Romance over breakfast: Thai style

David Whitley March 28, 2012 3

They sit in silence, as they did last night and probably the thirty nights before that. She has had the fake smile and feigned interest sapped out of her; she can now only pull off politely bored. As long as it doesn’t slip into open disdain, it’s all OK.

It’s hard to tell if he’s smiling through the food being shovelled into his mouth. His shirt is smiling – it’s a big, garish Hawaiian affair, billowing over his ample bulges and monuments to breakfast buffet over-indulgence. His shorts ride up slightly too high, and slightly too tight. His white socks match the tufts of hair that remain on his gleaming, wrinkled scalp.

She picks at some fruit; he gorges on a towering plate full of everything he can get his hands on. She finds any excuse to get away and not face the feral culinary demolition in front of her – she goes for water, she goes for juice, she goes to get him more food. He sits there, shovelling without pause, legs spread wide apart. But everything is in silence.

This morning snapshot of romance take place in a hotel in Phrae, but this scene can probably be found replicated across Thailand. Older white man, and younger Thai girl; together in relationships of varying longevity and transactional ruthlessness.

There’s at least thirty years between my pair. I’d love to know what they’re really thinking. Surely this isn’t happiness? For her, it may be true love. It’s more likely to be sacrifice; a way of providing for her family, and a better life than she may have otherwise known.

For him, the emotions must be clattering into each other with stomach churning effect. There’s pride; he has to show pride. After all, look at him, he’s done well. She’s undoubtedly a catch.

But there’s also shame. He knows. He knows that she knows. He knows that every eye looking at them knows – or at least strongly suspects.

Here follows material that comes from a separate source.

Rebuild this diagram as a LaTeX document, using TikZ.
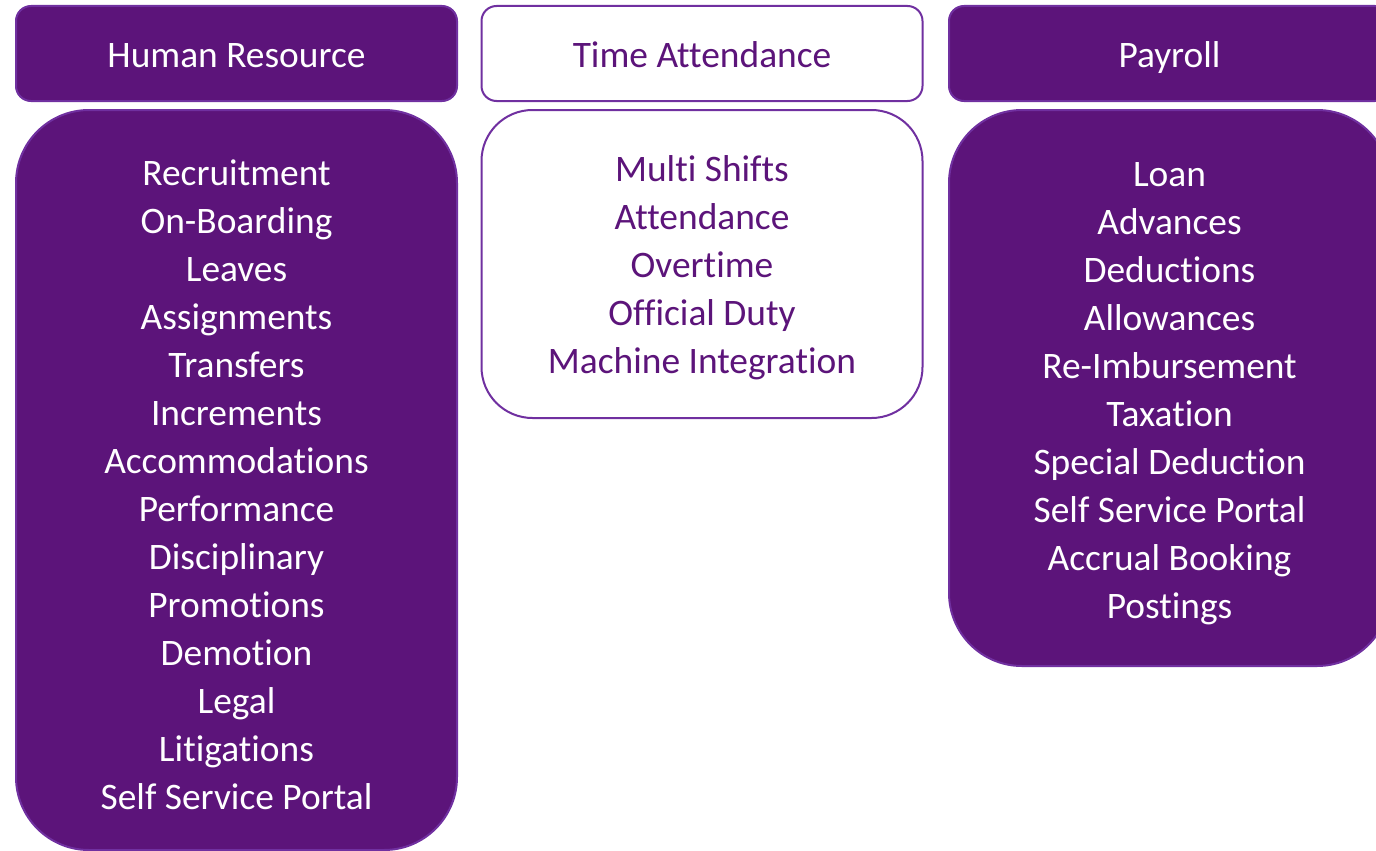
\documentclass[tikz,border=0pt]{standalone}
\usepackage{fontspec}
\setmainfont{Carlito}[Ligatures = NoCommon]
\usetikzlibrary{positioning}
\definecolor{plum}{RGB}{92,20,122}
\definecolor{plumline}{RGB}{112,48,160}

\begin{document}
\begin{tikzpicture} [
    x = 1pt, y = -1pt,
    inner sep = 0,
    every node/.style = { font = \fontsize{37.4}{48}\selectfont },
    solidbox/.style = { draw = plumline, line width = 2pt, fill = plum, text = white, minimum width = 441pt },
    hollowbox/.style = { draw = plumline, line width = 2pt, fill = white, text = plum, minimum width = 441pt },
    head/.style = { rounded corners = 15pt, minimum height = 95pt, text height = 27pt, text depth = 0pt },
    item/.style = { anchor = base }
    ]

    \useasboundingbox (0,0) rectangle (1376,851);
    \clip (0,0) rectangle (1376,851);

    % headers
    \node[solidbox, head] (hrhead) at (236.5, 53.5) {Human Resource};
    \node[hollowbox, head] (tahead) at (702, 53.5) {Time Attendance};
    \node[solidbox, head] (payhead) at (1169.5, 53.5) {Payroll};

    % bodies
    \node[solidbox, rounded corners = 73pt, minimum height = 740pt] (hrbody) at (236.5, 480) {};
    \node[hollowbox, rounded corners = 51pt, minimum height = 308pt] (tabody) at (702, 264) {};
    \node[solidbox, rounded corners = 73pt, minimum height = 556pt] (paybody) at (1169.5, 388) {};

    \foreach \txt [count = \i] in {Recruitment, On-Boarding, Leaves, Assignments, Transfers, Increments, Accommodations, Performance, Disciplinary, Promotions, Demotion, Legal, Litigations, Self Service Portal}
        \node[item, text = white] (hr\i) at (236.5, 137 + 48*\i) {\txt};

    \foreach \txt [count = \i] in {Multi Shifts, Attendance, Overtime, Official Duty, Machine Integration}
        \node[item, text = plum] (ta\i) at (702, 133.5 + 48*\i) {\txt};

    \foreach \txt [count = \i] in {Loan, Advances, Deductions, Allowances, Re-Imbursement, Taxation, Special Deduction, Self Service Portal, Accrual Booking, Postings}
        \node[item, text = white] (pay\i) at (1169.5, 138 + 48*\i) {\txt};
\end{tikzpicture}
\end{document}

Most of all, though, it must be loneliness. And the most devastating type of loneliness there is. The sort of loneliness that comes from being permanently with someone, yet realising that there’s no genuine connection. The loneliness that has to be hidden, lest the pride that holds everything together comes crumbling down.

The silence is the glue. Better to slumber behind the mask of inertia than to discover the sharp claws of truth digging in. So, in the absence of anything better, silence it is.